• _Instructions to follow_: Return all lines where the word "this" can be found.

• _Dataset records_:
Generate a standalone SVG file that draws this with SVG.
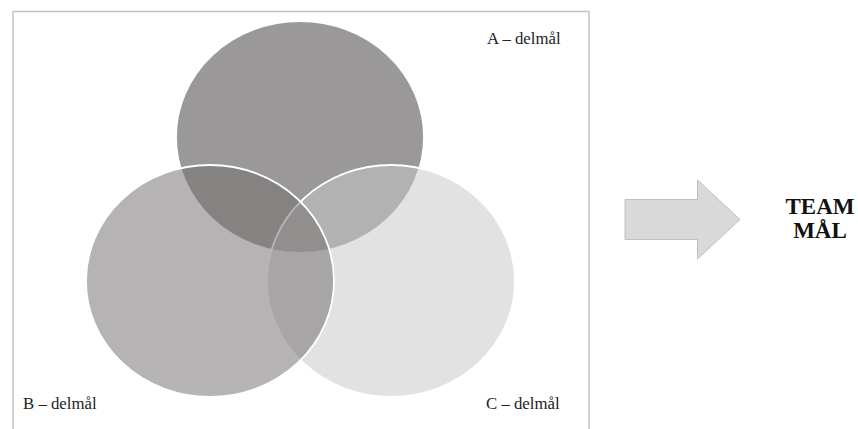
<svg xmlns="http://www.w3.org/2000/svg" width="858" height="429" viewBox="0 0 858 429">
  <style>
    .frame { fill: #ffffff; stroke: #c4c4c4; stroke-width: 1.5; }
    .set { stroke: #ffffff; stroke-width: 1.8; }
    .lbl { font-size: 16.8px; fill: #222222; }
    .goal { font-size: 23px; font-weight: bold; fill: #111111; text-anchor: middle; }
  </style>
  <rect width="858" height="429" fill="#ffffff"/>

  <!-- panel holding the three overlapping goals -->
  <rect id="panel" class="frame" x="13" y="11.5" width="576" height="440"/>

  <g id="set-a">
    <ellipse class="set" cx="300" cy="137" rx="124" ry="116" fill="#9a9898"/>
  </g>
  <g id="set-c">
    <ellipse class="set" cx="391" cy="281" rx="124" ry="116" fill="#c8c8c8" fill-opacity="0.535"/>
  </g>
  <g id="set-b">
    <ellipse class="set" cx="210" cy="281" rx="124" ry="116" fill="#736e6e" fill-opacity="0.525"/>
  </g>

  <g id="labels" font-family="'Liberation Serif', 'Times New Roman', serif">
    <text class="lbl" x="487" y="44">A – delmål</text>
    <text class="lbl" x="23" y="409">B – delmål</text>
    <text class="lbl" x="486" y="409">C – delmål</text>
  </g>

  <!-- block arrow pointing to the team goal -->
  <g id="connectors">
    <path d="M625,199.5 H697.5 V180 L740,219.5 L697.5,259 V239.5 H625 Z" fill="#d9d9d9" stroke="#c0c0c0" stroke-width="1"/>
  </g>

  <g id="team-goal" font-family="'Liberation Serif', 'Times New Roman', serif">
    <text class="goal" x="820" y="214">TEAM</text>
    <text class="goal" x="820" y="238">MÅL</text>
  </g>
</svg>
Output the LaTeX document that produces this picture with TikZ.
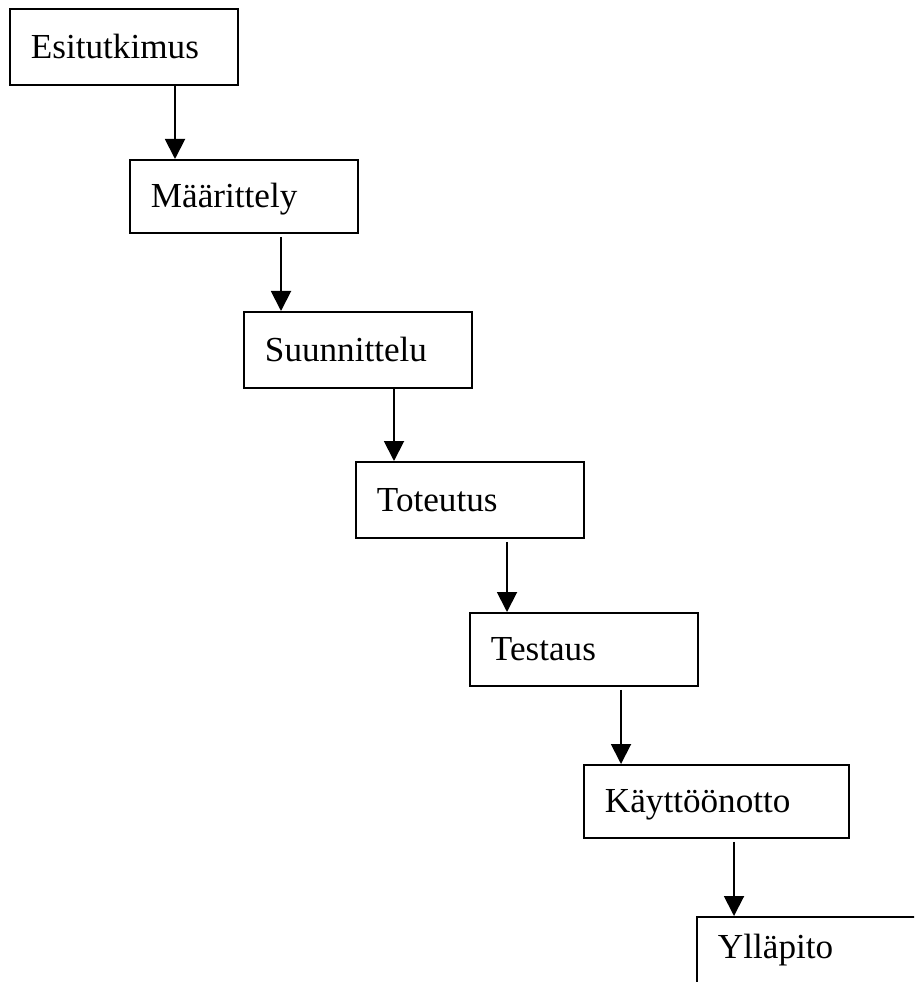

• _Reply_:
Generate a standalone SVG file that draws this with SVG.
Output the LaTeX document that produces this picture with TikZ.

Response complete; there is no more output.